Local Cops Can’t Win the Drug War
Earl “Bob” Kendle Jr. has spent 38 years in law enforcement, the last eight as sheriff of Tyler County. In all that time, he does not recall a drug problem like what his area is suffering now.
“I never thought I’d say this: I wish we could go back to simple marijuana instead of what we have today,” Kendle told our reporter last week.
Barred by state law from seeking a third term, Kendle is retiring. His satisfaction in waging war on drug pushers is limited to a feeling that, “We’ve made a dent.”
But, he adds, “We haven’t done what I’d like to do: Run everybody out of here that’s doing that (dealing in illegal drugs).”

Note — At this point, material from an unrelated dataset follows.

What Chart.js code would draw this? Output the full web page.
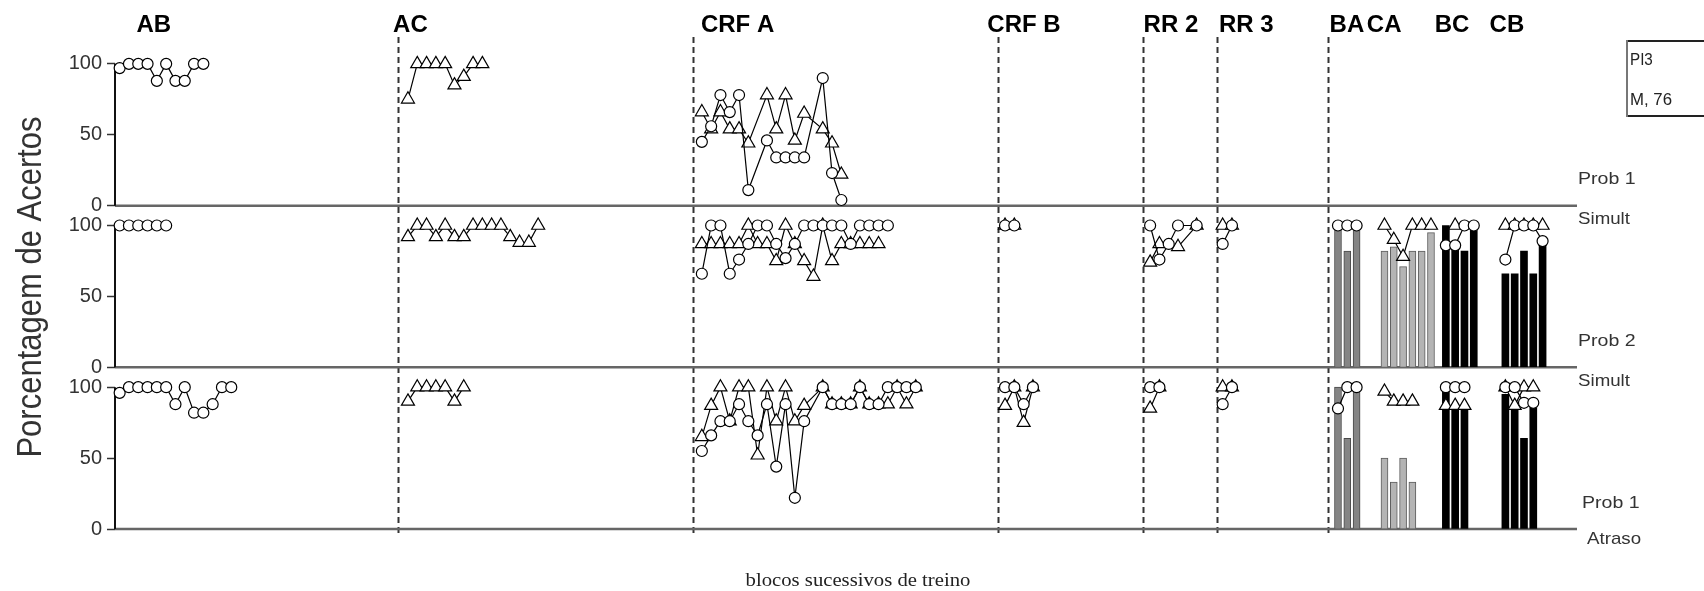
<!DOCTYPE html>
<html><head><meta charset="utf-8">
<script src="https://cdn.jsdelivr.net/npm/chart.js@4/dist/chart.umd.min.js"></script>
<style>html,body{margin:0;padding:0;background:#fff;}#wrap{width:1704px;height:591px;position:relative;}</style>
</head><body><div id="wrap"><canvas id="c" width="1704" height="591"></canvas></div>
<script>
// ---------------- DATA ----------------
const yTicks = [0, 50, 100];
const phaseNames = ['AB','AC','CRF A','CRF B','RR 2','RR 3','BA','CA','BC','CB'];
const phaseFirstBlock = [0, 31, 62.6, 95.2, 110.8, 118.6, 131, 136, 142.6, 149];
const phaseLabelBlock = [1.8, 29.4, 62.5, 93.3, 110.1, 118.2, 130.1, 134.1, 141.4, 147.3];
const phaseBoundaryBlock = [29.9, 61.6, 94.4, 110.0, 118.0, 129.9];
const panelTopLabels = ['Prob 1', 'Prob 2', 'Prob 1'];
const panelBottomLabels = ['Simult', 'Simult', 'Atraso'];
const subjectInfo = ['PI3', 'M, 76'];

// Panel 1 (Prob 1 / Simult)
const p1_AB_circ   = [97,100,100,100,88,100,88,88,100,100];
const p1_AC_tri    = [75,100,100,100,100,85,91,100,100];
const p1_CRFA_circ = [45,56,78,66,78,11,null,46,34,34,34,34,null,90,23,4];
const p1_CRFA_tri  = [66,54,66,54,54,44,null,78,54,78,46,65,null,54,44,22];

// Panel 2 (Prob 2 / Simult)
const p2_AB_circ   = [100,100,100,100,100,100];
const p2_AC_tri    = [92,100,100,92,100,92,92,100,100,100,100,92,88,88,100];
const p2_CRFA_circ = [66,100,100,66,76,87,100,100,87,77,87,100,100,100,100,100,87,100,100,100,100];
const p2_CRFA_tri  = [87,87,87,87,87,100,87,87,75,100,87,75,64,100,75,87,87,87,87,87];
const p2_CRFB_circ = [100,100];
const p2_CRFB_tri  = [100,100];
const p2_RR2_circ  = [100,76,87,100,null,100];
const p2_RR2_tri   = [74,87,null,85,null,100];
const p2_RR3_circ  = [87,100];
const p2_RR3_tri   = [100,100];
const p2_BA_circ   = [100,100,100];
const p2_BA_bar    = [100,82,100];
const p2_CA_tri    = [100,90,78,100,100,100];
const p2_CA_bar    = [82,85,71,82,82,95];
const p2_BC_circ   = [86,86,100,100];
const p2_BC_tri    = [null,100,null,null];
const p2_BC_bar    = [100,86,82,100];
const p2_CB_circ   = [76,100,100,100,89];
const p2_CB_tri    = [100,100,100,100,100];
const p2_CB_bar    = [66,66,82,66,89];

// Panel 3 (Prob 1 / Atraso)
const p3_AB_circ   = [96,100,100,100,100,100,88,100,82,82,88,100,100];
const p3_AC_tri    = [90,100,100,100,100,90,100];
const p3_CRFA_circ = [55,66,76,76,88,76,66,88,44,88,22,76,null,100,88,88,88,100,88,88,100,100,100,100];
const p3_CRFA_tri  = [65,87,100,76,100,100,52,100,76,100,76,87,null,100,88,88,88,100,88,88,88,100,88,100];
const p3_CRFB_circ = [100,100,88,100];
const p3_CRFB_tri  = [87,100,75,100];
const p3_RR2_circ  = [100,100];
const p3_RR2_tri   = [85,100];
const p3_RR3_circ  = [88,100];
const p3_RR3_tri   = [100,100];
const p3_BA_circ   = [85,100,100];
const p3_BA_bar    = [100,64,100];
const p3_CA_tri    = [97,90,90,90];
const p3_CA_bar    = [50,33,50,33];
const p3_BC_circ   = [100,100,100];
const p3_BC_tri    = [87,87,87];
const p3_BC_bar    = [100,87,87];
const p3_CB_circ   = [100,100,89,89];
const p3_CB_tri    = [100,87,100,100];
const p3_CB_bar    = [95,87,64,89];

// [panel axis, marker, phase index, values]
const markerSegments = [
  ['y1','circle',0,p1_AB_circ], ['y1','triangle',1,p1_AC_tri],
  ['y1','circle',2,p1_CRFA_circ], ['y1','triangle',2,p1_CRFA_tri],
  ['y2','circle',0,p2_AB_circ], ['y2','triangle',1,p2_AC_tri],
  ['y2','circle',2,p2_CRFA_circ], ['y2','triangle',2,p2_CRFA_tri],
  ['y2','circle',3,p2_CRFB_circ], ['y2','triangle',3,p2_CRFB_tri],
  ['y2','circle',4,p2_RR2_circ], ['y2','triangle',4,p2_RR2_tri],
  ['y2','circle',5,p2_RR3_circ], ['y2','triangle',5,p2_RR3_tri],
  ['y2','circle',6,p2_BA_circ], ['y2','triangle',7,p2_CA_tri],
  ['y2','circle',8,p2_BC_circ], ['y2','triangle',8,p2_BC_tri],
  ['y2','circle',9,p2_CB_circ], ['y2','triangle',9,p2_CB_tri],
  ['y3','circle',0,p3_AB_circ], ['y3','triangle',1,p3_AC_tri],
  ['y3','circle',2,p3_CRFA_circ], ['y3','triangle',2,p3_CRFA_tri],
  ['y3','circle',3,p3_CRFB_circ], ['y3','triangle',3,p3_CRFB_tri],
  ['y3','circle',4,p3_RR2_circ], ['y3','triangle',4,p3_RR2_tri],
  ['y3','circle',5,p3_RR3_circ], ['y3','triangle',5,p3_RR3_tri],
  ['y3','circle',6,p3_BA_circ], ['y3','triangle',7,p3_CA_tri],
  ['y3','circle',8,p3_BC_circ], ['y3','triangle',8,p3_BC_tri],
  ['y3','circle',9,p3_CB_circ], ['y3','triangle',9,p3_CB_tri]
];
const barSegments = [
  ['y2',6,p2_BA_bar], ['y2',7,p2_CA_bar], ['y2',8,p2_BC_bar], ['y2',9,p2_CB_bar],
  ['y3',6,p3_BA_bar], ['y3',7,p3_CA_bar], ['y3',8,p3_BC_bar], ['y3',9,p3_CB_bar]
];

// ---------------- STYLE / BUILD ----------------
const barFill = {6:'#858585', 7:'#b4b4b4', 8:'#000000', 9:'#000000'};
const barEdge = {6:'#4a4a4a', 7:'#5c5c5c', 8:'#000000', 9:'#000000'};
const toPts = (phase, vals) => vals.map((v,i) => ({x: phaseFirstBlock[phase] + i, y: v}));

const datasets = [];
markerSegments.forEach(([ax, mk, ph, vals]) => {
  datasets.push({
    type:'line', data: toPts(ph, vals), yAxisID: ax, xAxisID:'x',
    borderColor:'#000', borderWidth:1.2, tension:0, spanGaps:true,
    pointStyle: mk, pointRadius: mk === 'circle' ? 5.5 : 7.5, pointBorderWidth:1.2,
    pointBackgroundColor:'#fff', pointBorderColor:'#000',
    order: mk === 'circle' ? 1 : 2, clip:false
  });
});
barSegments.forEach(([ax, ph, vals]) => {
  datasets.push({
    type:'bar', data: toPts(ph, vals), yAxisID: ax, xAxisID:'x',
    backgroundColor: barFill[ph], borderColor: barEdge[ph], borderWidth: ph < 8 ? 1 : 0,
    barThickness:7, grouped:false, order:3
  });
});

function yScale(w){
  return {
    type:'linear', position:'left', stack:'panels', stackWeight:1, weight:w,
    min:0, max:114,
    afterBuildTicks: s => { s.ticks = yTicks.map(v => ({value:v})); },
    afterFit: s => { s.width = 115; },
    ticks:{ font:{family:'"Liberation Sans", Arial, sans-serif', size:20}, color:'#333', padding:5 },
    grid:{ drawOnChartArea:false, drawTicks:true, tickLength:8, tickColor:'#333', tickWidth:1.5 },
    border:{ display:false }
  };
}

function drawText(ctx, s, x, y, font, color, align, sx){
  ctx.save(); ctx.font = font; ctx.fillStyle = color; ctx.textBaseline = 'middle';
  ctx.textAlign = align || 'left'; ctx.translate(x, y); ctx.scale(sx || 1, 1);
  ctx.fillText(s, 0, 0); ctx.restore();
}

const decor = {
  id:'decor',
  beforeDatasetsDraw(chart){
    const {ctx, chartArea, scales} = chart;
    const xs = scales.x;
    ctx.save();
    ctx.strokeStyle = '#333'; ctx.lineWidth = 2; ctx.setLineDash([6,4]);
    phaseBoundaryBlock.forEach(b => {
      const px = Math.round(xs.getPixelForValue(b)) + 0.5;
      ctx.beginPath(); ctx.moveTo(px, 37); ctx.lineTo(px, 537); ctx.stroke();
    });
    ctx.setLineDash([]);
    ['y1','y2','y3'].forEach(id => {
      const s = scales[id];
      const y0 = s.getPixelForValue(0), y100 = s.getPixelForValue(100);
      ctx.strokeStyle = '#666'; ctx.lineWidth = 2.5;
      ctx.beginPath(); ctx.moveTo(chartArea.left, y0); ctx.lineTo(chartArea.right, y0); ctx.stroke();
      ctx.strokeStyle = '#111'; ctx.lineWidth = 2;
      ctx.beginPath(); ctx.moveTo(chartArea.left, y100); ctx.lineTo(chartArea.left, y0); ctx.stroke();
    });
    ctx.restore();
  },
  afterDraw(chart){
    const {ctx, chartArea, scales} = chart;
    const xs = scales.x;
    phaseNames.forEach((n,i) => {
      drawText(ctx, n, xs.getPixelForValue(phaseLabelBlock[i]), 25, 'bold 24px "Liberation Sans", Arial, sans-serif', '#000', 'left', 1);
    });
    const rf = '17px "Liberation Sans", Arial, sans-serif';
    ['y1','y2','y3'].forEach((id,i) => {
      const y0 = scales[id].getPixelForValue(0);
      const dx = i === 2 ? 5 : 1;
      drawText(ctx, panelTopLabels[i], chartArea.right + dx, y0 - 26, rf, '#333', 'left', 1.15);
      drawText(ctx, panelBottomLabels[i], chartArea.right + (i === 2 ? 10 : 1), y0 + (i === 2 ? 10 : 14), rf, '#333', 'left', 1.1);
    });
    ctx.save();
    ctx.strokeStyle = '#222'; ctx.lineWidth = 2;
    ctx.beginPath(); ctx.moveTo(1704, 41); ctx.lineTo(1627, 41); ctx.stroke();
    ctx.beginPath(); ctx.moveTo(1627, 116); ctx.lineTo(1704, 116); ctx.stroke();
    ctx.strokeStyle = '#777';
    ctx.beginPath(); ctx.moveTo(1627, 40); ctx.lineTo(1627, 117); ctx.stroke();
    ctx.restore();
    drawText(ctx, subjectInfo[0], 1630, 61, '16px "Liberation Sans", Arial, sans-serif', '#222', 'left', 0.95);
    drawText(ctx, subjectInfo[1], 1630, 101, '16px "Liberation Sans", Arial, sans-serif', '#222', 'left', 1.05);
    ctx.save();
    ctx.translate(31, 287); ctx.scale(1.12, 1); ctx.rotate(-Math.PI/2);
    ctx.font = '31px "Liberation Sans", Arial, sans-serif'; ctx.fillStyle = '#333';
    ctx.textAlign = 'center'; ctx.textBaseline = 'middle';
    ctx.fillText('Porcentagem de Acertos', 0, 0);
    ctx.restore();
    drawText(ctx, 'blocos sucessivos de treino', 858, 581, '18px "Liberation Serif", "Times New Roman", serif', '#222', 'center', 1.15);
  }
};

new Chart(document.getElementById('c'), {
  type:'line',
  data:{ datasets },
  options:{
    responsive:false, animation:false,
    layout:{ padding:{ left:0, right:127, top:44, bottom:62 } },
    plugins:{ legend:{display:false}, tooltip:{enabled:false} },
    scales:{
      x:{ type:'linear', min:-0.5, max:156.7, display:false, offset:false, grid:{offset:false} },
      y1: yScale(3), y2: yScale(2), y3: yScale(1)
    }
  },
  plugins:[decor]
});
</script></body></html>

Kendle’s frustration is echoed in many areas of West Virginia, especially rural counties where, as he alluded, marijuana once was the extent of the substance abuse problem. Harder drugs such as cocaine and heroin were found in big cities, but not much in places such as Tyler County.
What has happened is that drug wholesalers have learned they can find street-level dealers in rural areas or sometimes send their own pushers in to corner small-town markets.

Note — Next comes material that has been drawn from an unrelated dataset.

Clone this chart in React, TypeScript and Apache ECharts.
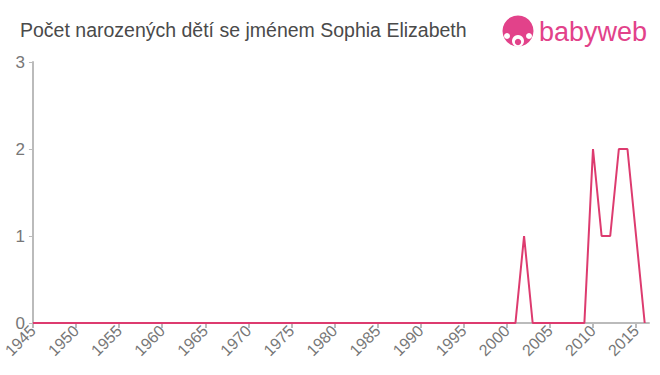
import React, { useEffect, useRef } from "react";
import * as echarts from "echarts";

const years: number[] = [];
for (let y = 1945; y <= 2016; y++) years.push(y);
const nonZero: Record<number, number> = { 2002: 1, 2010: 2, 2011: 1, 2012: 1, 2013: 2, 2014: 2, 2015: 1 };
const counts: number[] = years.map((y) => nonZero[y] ?? 0);
const yTicks = [0, 1, 2, 3];
const title = "Počet narozených dětí se jménem Sophia Elizabeth";

export default function App() {
  const ref = useRef<HTMLDivElement>(null);
  useEffect(() => {
    if (!ref.current) return;
    const chart = echarts.init(ref.current, null, { renderer: "svg" });
    const pink = "#dd3b6f";
    const logoPink = "#e2428a";
    const font = "Liberation Sans, Arial, sans-serif";
    chart.setOption({
      animation: false,
      title: {
        text: title,
        left: 20,
        top: 20,
        padding: 0,
        textStyle: { fontFamily: font, fontSize: 19.5, fontWeight: "normal", color: "#4a4a4a" },
      },
      graphic: [
        { type: "circle", shape: { cx: 518, cy: 31, r: 15.5 }, style: { fill: logoPink } },
        { type: "circle", shape: { cx: 518, cy: 41, r: 6 }, style: { fill: "#fff" } },
        { type: "circle", shape: { cx: 507, cy: 36, r: 3 }, style: { fill: "#fff" } },
        { type: "circle", shape: { cx: 529, cy: 36, r: 3 }, style: { fill: "#fff" } },
        { type: "circle", shape: { cx: 518, cy: 42, r: 3.2 }, style: { fill: logoPink } },
        {
          type: "text",
          x: 539,
          y: 18,
          style: { text: "babyweb", fill: logoPink, fontSize: 27, fontFamily: font },
        },
      ],
      grid: { left: 25, right: 11, top: 62, bottom: 52, containLabel: false },
      xAxis: {
        type: "value",
        min: 1945,
        max: 2016.5,
        interval: 5,
        axisLine: { lineStyle: { color: "#bbb", width: 2 } },
        axisTick: { show: true, lineStyle: { color: "#bbb", width: 2 }, length: 5 },
        splitLine: { show: false },
        axisLabel: {
          rotate: 45,
          color: "#777",
          fontSize: 16,
          fontFamily: font,
          margin: 5,
          showMaxLabel: false,
          formatter: (v: number) => String(v),
        },
      },
      yAxis: {
        type: "value",
        min: 0,
        max: 3,
        interval: 1,
        axisLine: { show: true, lineStyle: { color: "#bbb", width: 2 } },
        axisTick: { show: true, lineStyle: { color: "#bbb", width: 1 }, length: 4 },
        splitLine: { show: false },
        axisLabel: {
          color: "#777",
          fontSize: 17,
          fontFamily: font,
          margin: 8,
          formatter: (v: number) => (yTicks.includes(v) ? String(v) : ""),
        },
      },
      series: [
        {
          type: "line",
          data: years.map((y, i) => [y, counts[i]]),
          showSymbol: false,
          symbol: "none",
          lineStyle: { color: pink, width: 2 },
        },
      ],
    });
    return () => chart.dispose();
  }, []);
  return <div ref={ref} style={{ width: 660, height: 375, position: "absolute", left: 0, top: 0 }} />;
}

“…these people around here are not the kingpins. They are just carriers and runners,” Kendle explained. “They are coming in from Detroit, Wheeling, Cleveland, Pittsburgh, Philadelphia, you name it — all the big cities. It’s coming here.”

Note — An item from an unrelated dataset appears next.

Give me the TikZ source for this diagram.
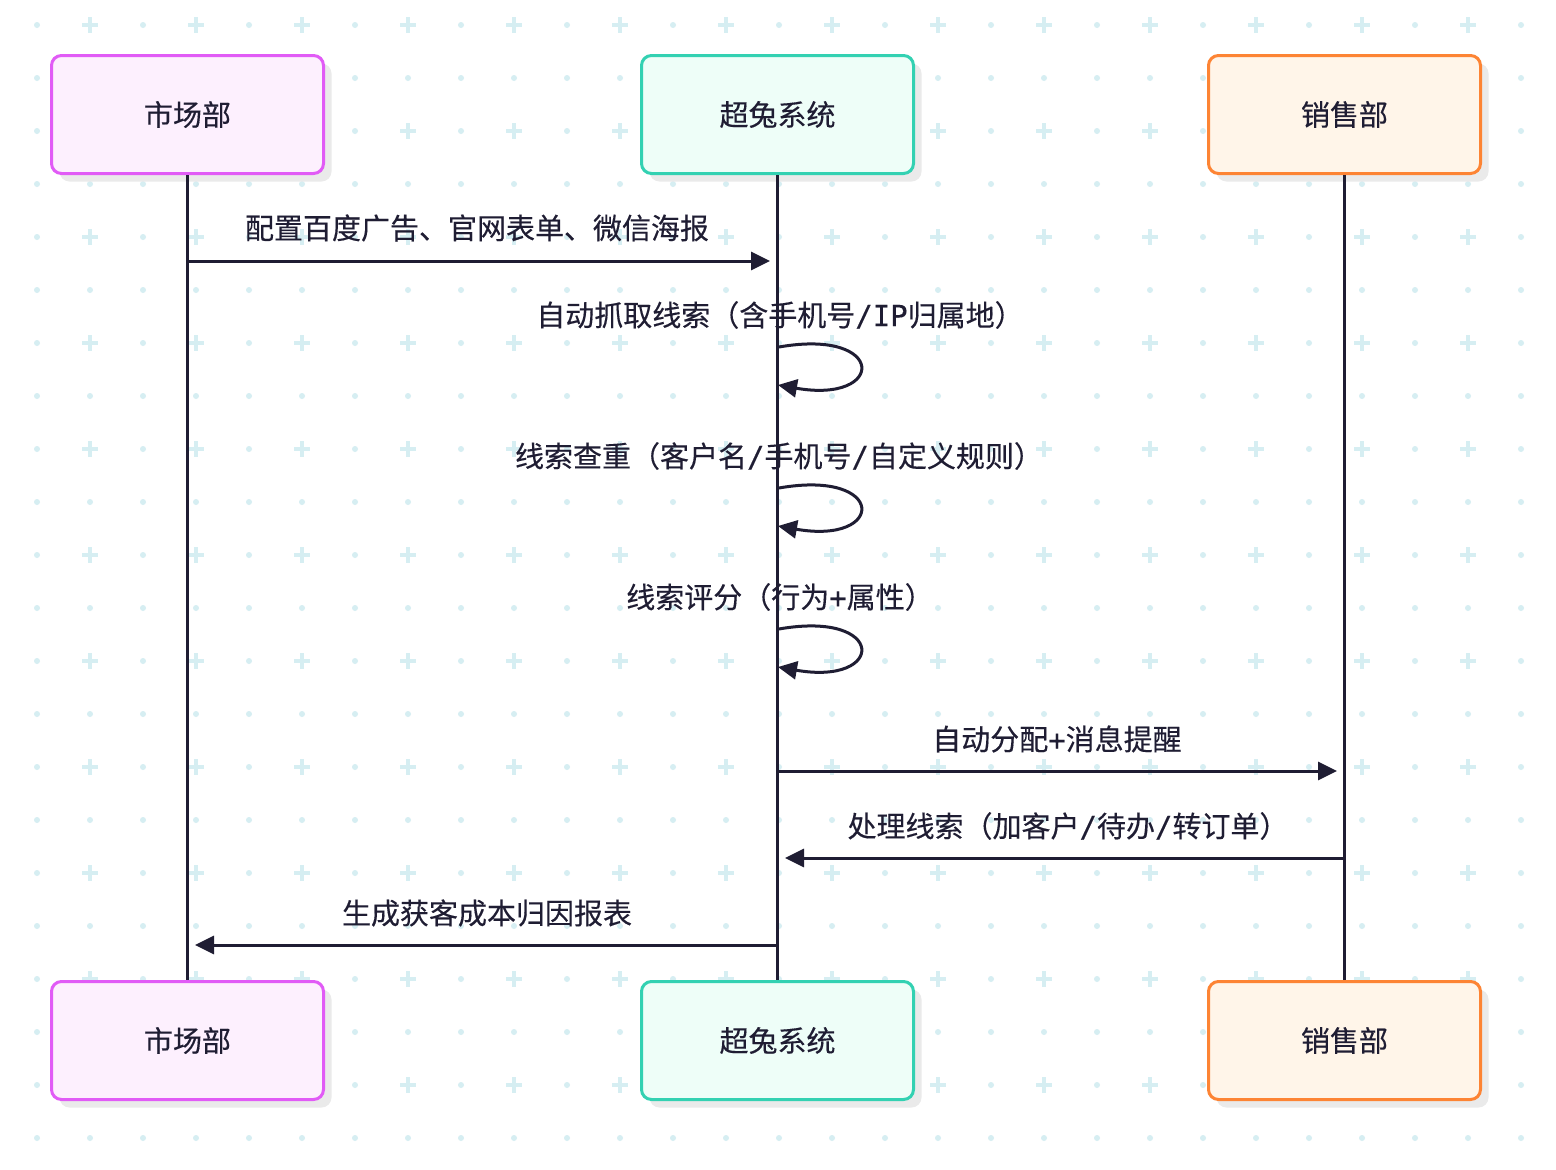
\documentclass[tikz,border=0pt]{standalone}
\usepackage{fontspec}
\setmainfont{Noto Sans CJK SC}[FakeBold=0.3]
\newfontfamily\latfont{DejaVu Sans Mono}[FakeBold=0.3]
\newcommand\lat[1]{{\latfont #1}}
\usetikzlibrary{arrows.meta,calc,shadows}
\definecolor{ink}{HTML}{1F1D33}
\definecolor{gridc}{HTML}{D6EEF2}
\definecolor{shadowc}{HTML}{EAEAEA}
\definecolor{magB}{HTML}{E15BF6}
\definecolor{magF}{HTML}{FDF0FE}
\definecolor{teaB}{HTML}{33D1B2}
\definecolor{teaF}{HTML}{EEFEF8}
\definecolor{oraB}{HTML}{FD8434}
\definecolor{oraF}{HTML}{FFF5E9}
\begin{document}
\begin{tikzpicture}[x=1pt,y=-1pt,
  actor/.style={draw, rounded corners=10pt, line width=3pt, minimum width=272pt,
    minimum height=118pt, inner sep=0pt, text=ink,
    font=\fontsize{29}{34}\selectfont,
    drop shadow={shadow xshift=8pt, shadow yshift=-8pt, fill=shadowc, opacity=1}},
  actM/.style={actor, draw=magB, fill=magF},
  actT/.style={actor, draw=teaB, fill=teaF},
  actO/.style={actor, draw=oraB, fill=oraF},
  life/.style={draw=ink, line width=3pt},
  msg/.style={draw=ink, line width=3pt, -{Triangle[length=19pt,width=18pt]}},
  lbl/.style={text=ink, inner sep=0pt, font=\fontsize{29}{34}\selectfont},
  gdot/.style={fill=gridc},
  gplus/.style={draw=gridc, line width=3.5pt}
]
\useasboundingbox (0,0) rectangle (1556,1170);
\fill[white] (0,0) rectangle (1556,1170);
% background grid
\foreach \k in {0,2,...,20} {
  \foreach \m in {0,...,14} \fill[gdot] ({37+106*\m},{25+53*\k}) circle[radius=3pt];
  \foreach \m in {0,...,13} \draw[gplus] ({90+106*\m-8},{25+53*\k}) -- ({90+106*\m+8},{25+53*\k})
     ({90+106*\m},{25+53*\k-8}) -- ({90+106*\m},{25+53*\k+8});
}
\foreach \k in {1,3,...,21} {
  \foreach \j in {0,...,28} \fill[gdot] ({37+53*\j},{25+53*\k}) circle[radius=3pt];
}
% actors
\node[actM] (m1) at (187.5,114.5) {市场部};
\node[actT] (s1) at (777.5,114.5) {超兔系统};
\node[actO] (x1) at (1344.5,114.5) {销售部};
\node[actM] (m2) at (187.5,1040.5) {市场部};
\node[actT] (s2) at (777.5,1040.5) {超兔系统};
\node[actO] (x2) at (1344.5,1040.5) {销售部};
% lifelines
\draw[life] (m1.south) -- (m2.north);
\draw[life] (s1.south) -- (s2.north);
\draw[life] (x1.south) -- (x2.north);
% message points
\coordinate (p1a) at (187.5,261);
\coordinate (p1b) at (770,261);
\coordinate (l1a) at (779,347);
\coordinate (l1b) at (778,385);
\coordinate (l2a) at (779,488);
\coordinate (l2b) at (778,526);
\coordinate (l3a) at (779,629);
\coordinate (l3b) at (778,667);
\coordinate (p5a) at (777.5,771);
\coordinate (p5b) at (1337,771);
\coordinate (p6a) at (1344.5,858);
\coordinate (p6b) at (785,858);
\coordinate (p7a) at (777.5,945);
\coordinate (p7b) at (195,945);
% messages
\draw[msg] (p1a) -- (p1b);
\node[lbl] (t1) at (477,228) {配置百度广告、官网表单、微信海报};
\draw[msg] (l1a) .. controls +(108,-19) and +(108,19) .. (l1b);
\node[lbl] (t2) at (780,315) {自动抓取线索（含手机号\lat{/IP}归属地）};
\draw[msg] (l2a) .. controls +(108,-19) and +(108,19) .. (l2b);
\node[lbl] (t3) at (779,456) {线索查重（客户名\lat{/}手机号\lat{/}自定义规则）};
\draw[msg] (l3a) .. controls +(108,-19) and +(108,19) .. (l3b);
\node[lbl] (t4) at (780,597) {线索评分（行为\lat{+}属性）};
\draw[msg] (p5a) -- (p5b);
\node[lbl] (t5) at (1057,739) {自动分配\lat{+}消息提醒};
\draw[msg] (p6a) -- (p6b);
\node[lbl] (t6) at (1068,826) {处理线索（加客户\lat{/}待办\lat{/}转订单）};
\draw[msg] (p7a) -- (p7b);
\node[lbl] (t7) at (487,913) {生成获客成本归因报表};
\end{tikzpicture}
\end{document}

Sheriffs and small-town police chiefs everywhere, not just in West Virginia, do what they can. They arrest the pushers they can catch, often netting people from big cities or even other countries. But they cannot get at the kingpins, who can always find new street-level dealers.
It is clear to many local law enforcement officials, officers and deputies that not enough is being done to find and imprison those kingpins. The very nature of the problem is that it cannot be solved by local or even state law enforcement agencies. This is a matter for the federal government — and Washington is not getting the job done.